THE EXERCISE: Identify all lines in the listing that include the word "React", and copy them out.

::::

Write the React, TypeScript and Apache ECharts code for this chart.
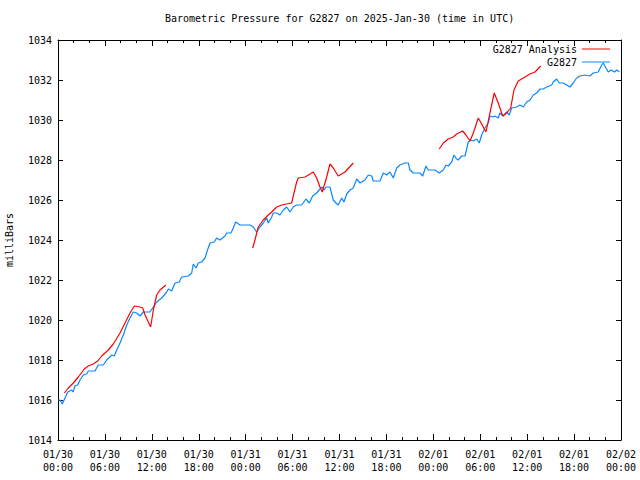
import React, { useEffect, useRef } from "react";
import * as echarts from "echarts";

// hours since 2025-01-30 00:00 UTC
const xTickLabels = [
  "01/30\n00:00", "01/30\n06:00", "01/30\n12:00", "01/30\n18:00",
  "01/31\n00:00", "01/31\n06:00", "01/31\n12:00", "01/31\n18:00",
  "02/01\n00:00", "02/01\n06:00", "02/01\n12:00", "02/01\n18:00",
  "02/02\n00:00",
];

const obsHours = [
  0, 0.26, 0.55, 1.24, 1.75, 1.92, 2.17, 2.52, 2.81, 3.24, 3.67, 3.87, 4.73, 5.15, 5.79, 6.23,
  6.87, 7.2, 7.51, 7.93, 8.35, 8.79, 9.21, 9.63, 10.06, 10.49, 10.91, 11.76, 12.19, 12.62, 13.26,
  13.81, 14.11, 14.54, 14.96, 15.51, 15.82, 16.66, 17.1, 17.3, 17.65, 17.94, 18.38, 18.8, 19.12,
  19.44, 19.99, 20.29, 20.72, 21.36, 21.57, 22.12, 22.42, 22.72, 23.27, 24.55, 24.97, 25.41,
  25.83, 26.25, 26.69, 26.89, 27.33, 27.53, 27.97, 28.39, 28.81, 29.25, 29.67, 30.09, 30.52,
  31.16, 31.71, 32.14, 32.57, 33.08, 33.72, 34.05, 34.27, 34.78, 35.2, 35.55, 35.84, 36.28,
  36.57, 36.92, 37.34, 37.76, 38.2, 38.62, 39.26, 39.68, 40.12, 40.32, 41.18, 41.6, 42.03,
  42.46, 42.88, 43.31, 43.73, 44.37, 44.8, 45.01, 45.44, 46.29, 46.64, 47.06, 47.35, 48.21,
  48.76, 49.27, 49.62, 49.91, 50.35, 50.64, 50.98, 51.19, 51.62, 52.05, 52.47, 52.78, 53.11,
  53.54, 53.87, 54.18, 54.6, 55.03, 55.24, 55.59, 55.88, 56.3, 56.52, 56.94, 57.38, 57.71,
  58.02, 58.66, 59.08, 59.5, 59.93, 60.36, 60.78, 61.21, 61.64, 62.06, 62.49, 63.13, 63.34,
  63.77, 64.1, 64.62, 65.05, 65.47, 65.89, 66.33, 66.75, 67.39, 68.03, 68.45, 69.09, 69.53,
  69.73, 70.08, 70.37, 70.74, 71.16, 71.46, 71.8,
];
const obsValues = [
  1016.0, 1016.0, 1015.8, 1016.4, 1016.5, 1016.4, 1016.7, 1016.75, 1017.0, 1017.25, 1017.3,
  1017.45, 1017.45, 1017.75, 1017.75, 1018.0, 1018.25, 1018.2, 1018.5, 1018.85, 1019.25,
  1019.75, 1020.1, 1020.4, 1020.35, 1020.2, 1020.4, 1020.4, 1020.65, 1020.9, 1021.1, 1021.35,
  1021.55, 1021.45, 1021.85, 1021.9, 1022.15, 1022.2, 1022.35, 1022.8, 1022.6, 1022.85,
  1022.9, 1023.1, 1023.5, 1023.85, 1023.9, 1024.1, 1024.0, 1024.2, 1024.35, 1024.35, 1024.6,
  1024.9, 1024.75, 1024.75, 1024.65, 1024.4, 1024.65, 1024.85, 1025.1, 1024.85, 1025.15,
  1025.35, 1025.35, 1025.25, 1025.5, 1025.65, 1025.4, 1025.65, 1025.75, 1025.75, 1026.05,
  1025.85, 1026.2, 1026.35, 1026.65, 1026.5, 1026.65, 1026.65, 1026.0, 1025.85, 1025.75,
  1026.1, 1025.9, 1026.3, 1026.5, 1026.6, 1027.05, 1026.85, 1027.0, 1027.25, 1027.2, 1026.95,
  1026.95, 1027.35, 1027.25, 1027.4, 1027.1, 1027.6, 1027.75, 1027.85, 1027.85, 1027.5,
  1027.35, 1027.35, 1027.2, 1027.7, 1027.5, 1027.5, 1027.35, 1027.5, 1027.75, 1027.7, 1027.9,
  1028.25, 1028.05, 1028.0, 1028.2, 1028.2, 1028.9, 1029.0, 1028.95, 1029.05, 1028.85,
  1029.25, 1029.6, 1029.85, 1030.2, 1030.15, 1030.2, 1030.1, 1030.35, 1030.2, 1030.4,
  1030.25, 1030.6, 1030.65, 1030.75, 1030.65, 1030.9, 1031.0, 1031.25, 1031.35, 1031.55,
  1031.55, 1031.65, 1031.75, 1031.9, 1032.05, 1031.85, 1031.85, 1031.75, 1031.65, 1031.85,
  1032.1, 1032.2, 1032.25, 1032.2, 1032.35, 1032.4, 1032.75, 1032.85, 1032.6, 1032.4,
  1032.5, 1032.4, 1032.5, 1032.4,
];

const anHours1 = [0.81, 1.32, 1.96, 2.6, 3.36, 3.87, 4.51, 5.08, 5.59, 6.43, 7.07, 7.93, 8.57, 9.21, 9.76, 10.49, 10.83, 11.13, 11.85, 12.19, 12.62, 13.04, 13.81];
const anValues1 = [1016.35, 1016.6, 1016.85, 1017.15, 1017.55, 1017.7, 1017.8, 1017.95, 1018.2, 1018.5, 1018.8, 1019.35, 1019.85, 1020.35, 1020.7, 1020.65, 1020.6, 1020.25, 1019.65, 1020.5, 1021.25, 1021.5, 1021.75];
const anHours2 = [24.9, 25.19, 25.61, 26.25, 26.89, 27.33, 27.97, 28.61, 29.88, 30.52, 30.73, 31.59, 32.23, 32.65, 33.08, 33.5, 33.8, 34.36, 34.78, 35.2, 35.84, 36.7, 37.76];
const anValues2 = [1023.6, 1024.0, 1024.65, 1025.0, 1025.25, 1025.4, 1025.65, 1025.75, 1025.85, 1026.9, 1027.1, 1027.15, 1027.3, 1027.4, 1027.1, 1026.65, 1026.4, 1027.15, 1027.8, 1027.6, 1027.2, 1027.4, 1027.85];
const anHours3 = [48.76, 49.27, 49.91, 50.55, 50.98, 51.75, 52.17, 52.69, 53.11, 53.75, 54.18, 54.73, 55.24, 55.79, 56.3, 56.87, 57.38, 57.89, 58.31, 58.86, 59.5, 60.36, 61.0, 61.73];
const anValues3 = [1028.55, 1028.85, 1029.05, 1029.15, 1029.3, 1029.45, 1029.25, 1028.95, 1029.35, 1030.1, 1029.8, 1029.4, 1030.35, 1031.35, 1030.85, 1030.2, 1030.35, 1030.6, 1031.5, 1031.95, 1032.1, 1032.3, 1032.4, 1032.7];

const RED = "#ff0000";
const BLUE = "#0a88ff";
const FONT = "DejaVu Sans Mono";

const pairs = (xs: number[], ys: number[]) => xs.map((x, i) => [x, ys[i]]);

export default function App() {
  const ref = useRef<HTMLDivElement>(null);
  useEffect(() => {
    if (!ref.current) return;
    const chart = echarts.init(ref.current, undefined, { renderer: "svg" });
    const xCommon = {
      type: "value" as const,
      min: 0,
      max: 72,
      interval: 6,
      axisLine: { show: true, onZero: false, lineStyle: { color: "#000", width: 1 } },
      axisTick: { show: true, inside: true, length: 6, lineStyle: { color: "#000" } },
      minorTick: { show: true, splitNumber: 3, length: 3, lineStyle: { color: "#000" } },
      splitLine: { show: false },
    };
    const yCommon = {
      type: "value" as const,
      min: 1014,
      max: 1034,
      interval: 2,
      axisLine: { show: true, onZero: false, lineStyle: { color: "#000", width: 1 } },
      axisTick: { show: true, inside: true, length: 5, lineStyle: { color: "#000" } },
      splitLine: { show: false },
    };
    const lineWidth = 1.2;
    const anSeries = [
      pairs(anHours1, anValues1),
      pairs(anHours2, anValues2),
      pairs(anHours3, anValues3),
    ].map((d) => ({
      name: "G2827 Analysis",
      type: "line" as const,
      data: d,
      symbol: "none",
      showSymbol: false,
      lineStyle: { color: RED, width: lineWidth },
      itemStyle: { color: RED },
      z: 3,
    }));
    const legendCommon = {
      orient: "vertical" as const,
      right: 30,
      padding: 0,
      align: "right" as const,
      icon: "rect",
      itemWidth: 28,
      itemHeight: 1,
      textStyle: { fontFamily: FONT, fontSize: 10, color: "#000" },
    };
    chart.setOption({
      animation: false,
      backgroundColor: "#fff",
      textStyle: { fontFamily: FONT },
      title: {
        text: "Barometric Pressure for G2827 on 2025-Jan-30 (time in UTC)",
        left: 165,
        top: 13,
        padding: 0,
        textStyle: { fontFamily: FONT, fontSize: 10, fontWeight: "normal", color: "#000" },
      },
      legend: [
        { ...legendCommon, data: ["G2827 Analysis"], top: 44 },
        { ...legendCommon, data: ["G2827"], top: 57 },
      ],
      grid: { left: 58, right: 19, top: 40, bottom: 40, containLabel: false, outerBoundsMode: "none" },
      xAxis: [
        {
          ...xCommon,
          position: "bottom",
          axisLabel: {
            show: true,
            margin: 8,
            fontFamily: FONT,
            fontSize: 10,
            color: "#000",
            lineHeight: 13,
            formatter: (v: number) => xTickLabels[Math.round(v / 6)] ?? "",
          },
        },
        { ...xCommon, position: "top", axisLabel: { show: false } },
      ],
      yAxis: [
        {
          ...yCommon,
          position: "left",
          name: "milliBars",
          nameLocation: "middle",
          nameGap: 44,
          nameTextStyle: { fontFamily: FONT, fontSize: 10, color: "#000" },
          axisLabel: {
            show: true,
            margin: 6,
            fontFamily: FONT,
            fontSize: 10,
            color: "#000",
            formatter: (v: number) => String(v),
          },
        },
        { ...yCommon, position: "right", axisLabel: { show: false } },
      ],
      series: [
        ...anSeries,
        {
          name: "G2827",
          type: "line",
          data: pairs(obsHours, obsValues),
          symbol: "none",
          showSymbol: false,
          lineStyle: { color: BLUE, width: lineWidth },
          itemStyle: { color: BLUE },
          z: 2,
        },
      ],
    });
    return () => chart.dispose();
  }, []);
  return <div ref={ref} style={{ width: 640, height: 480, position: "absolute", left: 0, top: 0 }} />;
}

::::

FULL OUTPUT:
Write the React, TypeScript and Apache ECharts code for this chart.
import React, { useEffect, useRef } from "react";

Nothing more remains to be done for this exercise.